Curriculum and Material Development for Heritage/Indigenous Language (INDIGENOUS LANG ACTIVISM) 

The goal of this course is to give students a solid background in historical and societal issues that influence language diversity through hands-on collaboration with current language sustainability efforts. This capstone partners with endangered language communities in the Northwest (tribal language programs in general and the Warm Springs Tribal Language Program, specifically) to work together to support those programs by giving students “on-the-ground” skills to accompany class studies. Capstone students will develop language and/or pedagogical materials that will support the endangered language programs/teachers in their work to offer language classes in their communities. General class instruction will be exclusively online or hybrid and those students who can meet at the PSU campus may be able to participate in a visit to the language communities to increase students’ practical understanding of the language and community issues for their final work. All students who are interested in Indigenous and/or language activism are welcome to this capstone (regardless of any prior familiarity with Indigenous languages or history), and especially those who are interested in supporting our community partner’s fund-raising efforts and curriculum/teaching activities.  Students in this capstone are strongly encouraged, as a class goal, to foster a healthy online community and collaborate with peers through group work. Members from our community partner and other guest speakers will also join online (likely using Zoom), and other online meeting times will be determined by class and community participants’ availability and schedule.

Black Civil Rights/Black Liberation

This six credit course combines applied critical race theory, historical and contemporary Black Liberation narratives, and community-based learning to address pressing social issues affecting Black communities across the state of Oregon. Using critical dialogic pedagogy, the Black Civil Rights/Black Liberation class seeks to create collaborative learning spaces where students and Black-led initiatives can engage in prescient conversations about race and racism. The capstone class contributes to the Black Liberation in Education Teach-in event, as well as the design and implementation of sustained programming redressing anti-Blackness, and supporting Black Liberation as a central tenet of any social justice movement. The course runs in both winter and spring term and is designed to support ongoing community engagement programming.

Mentored Storytelling - Swinehart:  This Capstone partners with two schools in Oregon - Walt Morey Middle School in the Reynolds School District and Wilson River School in Tillamook, Oregon. PSU students will provide creative mentoring to students to help them express themselves through storytelling. The course will examine issues of social justice; power and privilege in our society, community and classrooms; holistic learning; the power of empathy and being vulnerable in a leadership role; and what creates self-advocacy. PSU students will critically engage with relational pedagogical practices including story exchanges, interviews and personal narratives.

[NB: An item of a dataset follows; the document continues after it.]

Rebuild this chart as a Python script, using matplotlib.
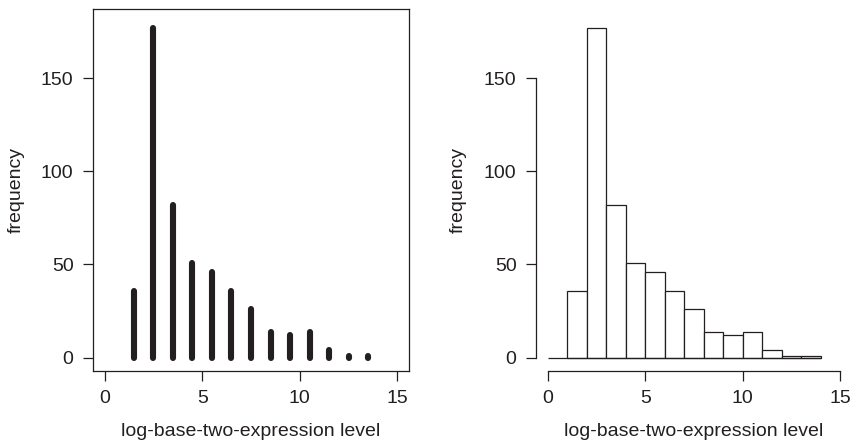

In this course, students have the opportunity to learn the basics of grant writing. A much sought-after skill in many sectors, grant writing helps a variety of nonprofits and government agencies obtain funds for various projects they are interested in pursuing. For this class, our community partner will be JOIN. As they describe on their website, JOIN exists to support the efforts of homeless individuals and families to transition out of homelessness into permanent housing.

This capstone is designed to provide an opportunity to learn about Spanish culture and society by means of synchronous and asynchronous discussion group forums between American and Spanish middle and high school students.  The communities of students will be from: Portland, Oregon, various schools in Washington state and Zamora, Spain.  These forums will be between paired classes (one USA and one Spanish) of similar grade and language level and will be facilitated and monitored by both teachers of each class.  Each grouping of classes will be assigned 2 capstone students. 

During this course students will grow in their cross-cultural skills and understanding. They will learn about refugee resettlement and the systemic educational obstacles that English learners face and overcome.Students completing this capstone will have a well developed sense of their civic identity as it relates to newcomers in their local communities.